O Senado aprovou a indicação de André Mendonça para o Supremo Tribunal Federal (STF) por 47 votos a favor e 32 contra. Mendonça obteve apenas seis votos acima do mínimo necessário e chega à mais alta instância do Poder Judiciário com a menor aprovação parlamentar da história recente. Mas, a rigor, isso é apenas um reflexo dos obtusos critérios que pautaram a sua indicação pelo presidente Jair Bolsonaro. O placar já não tem a menor importância. Uma vez que o ex-advogado-geral da União seja empossado, seus votos como ministro do STF valerão rigorosamente a mesma coisa que os votos de seus dez colegas. E sobre Mendonça recairá a mesma e ingente obrigação dos demais ministros: garantir a ordem constitucional do País acima de tudo.
A partir de agora, portanto, os olhares devem estar voltados para o futuro, um longo futuro. Com 48 anos, André Mendonça poderá permanecer no STF por quase três décadas. Por um lado, isso inspira preocupação porque é tempo demais para que tenha assento na Corte Constitucional um ministro que, até o momento, só deu mostras nos cargos públicos que ocupou de que não hesita em rebaixar a Constituição quando estão em jogo valores da fé religiosa que professa ou os interesses de ocasião de seu padrinho político, o presidente Bolsonaro.
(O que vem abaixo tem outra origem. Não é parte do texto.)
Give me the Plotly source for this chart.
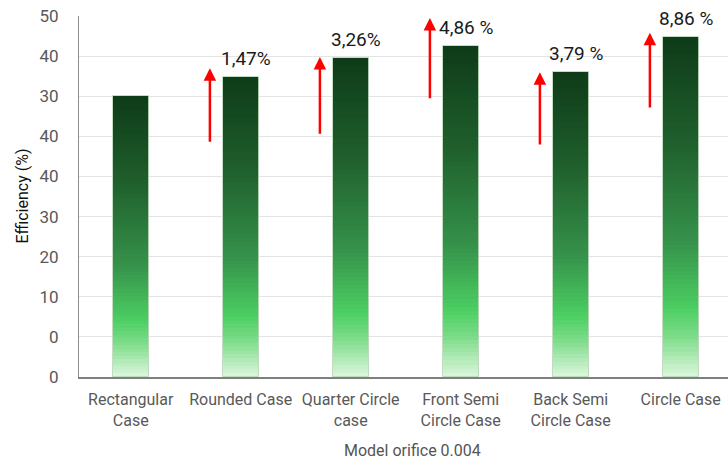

Evidente que toda indicação ao STF é política. A própria Corte é eminentemente política. Mendonça jogou o jogo para ser indicado e, depois, aprovado pelo Senado. Assim é o arranjo constitucional brasileiro no que concerne à composição do Supremo. O que merece atenção, no caso particular de Mendonça, é que Bolsonaro fez questão de enfatizar o tempo todo que só indicou o ex-advogado-geral da União ao cargo por ele ser o que chamou de “terrivelmente evangélico” e, em tese, leal a seus interesses. Bolsonaro é alguém que pensa o Estado e o exercício do poder sob a ótica do patrimonialismo. Basta lembrar que há pouco tempo o presidente da República afirmou ter “10% do STF”, e que só indicou o ministro Kassio Nunes Marques porque este “toma tubaína” com ele nos fins de semana. Se Bolsonaro passará a ter “20%” do STF, só André Mendonça pode dizer.
Por outro lado, o longo tempo que Mendonça tem pela frente no STF – muito além de mandatos presidenciais – servirá para que ele, que se diz “genuinamente evangélico”, mostre à sociedade que é, antes, genuinamente um ministro da Corte, que tem como norte apenas a Constituição. É o que se espera. Por quanto tempo o ministro calouro será identificado com Bolsonaro e com os critérios inconstitucionais que orientaram sua indicação depende exclusivamente dele.
Se a fé religiosa de Mendonça foi uma espécie de passaporte para sua entrada no STF, agora se converte em um fardo do qual o ministro precisa se livrar caso queira dissipar as suspeitas que pairam sobre sua atuação na Corte. Não foi por outra razão que Mendonça abriu sua fala na sabatina perante a Comissão de Constituição e Justiça do Senado afirmando que defende, antes de tudo, a democracia e o Estado de Direito – era só o que faltava dizer o contrário – e a laicidade do Estado. “Ainda que genuinamente evangélico, comprometo-me com o Estado laico. Entendo não haver espaço para manifestação pública ideológica durante sessões do Supremo”, disse Mendonça, negando um pedido de Bolsonaro para que, uma vez ministro, fizesse uma “oração semanal” no início das sessões do STF.
Durante a sabatina, na verdade uma encenação coletiva, Mendonça deu respostas sob medida – corretas e longamente treinadas – para delimitar seu comportamento como cidadão, pastor presbiteriano e ministro do STF. “Na vida, a Bíblia”, disse o sabatinado, “no Supremo, a Constituição.” Entretanto, já aprovado, Mendonça afirmou que sua entrada na Corte era “um passo para o homem, um salto para os evangélicos.”
Espera-se que a paráfrase da notória fala do astronauta americano Neil Armstrong tenha sido apenas uma espécie de prestação de contas às lideranças evangélicas que fizeram intenso lobby pela sua chegada ao STF, e não um sinal de como se portará o novo ministro daqui para a frente.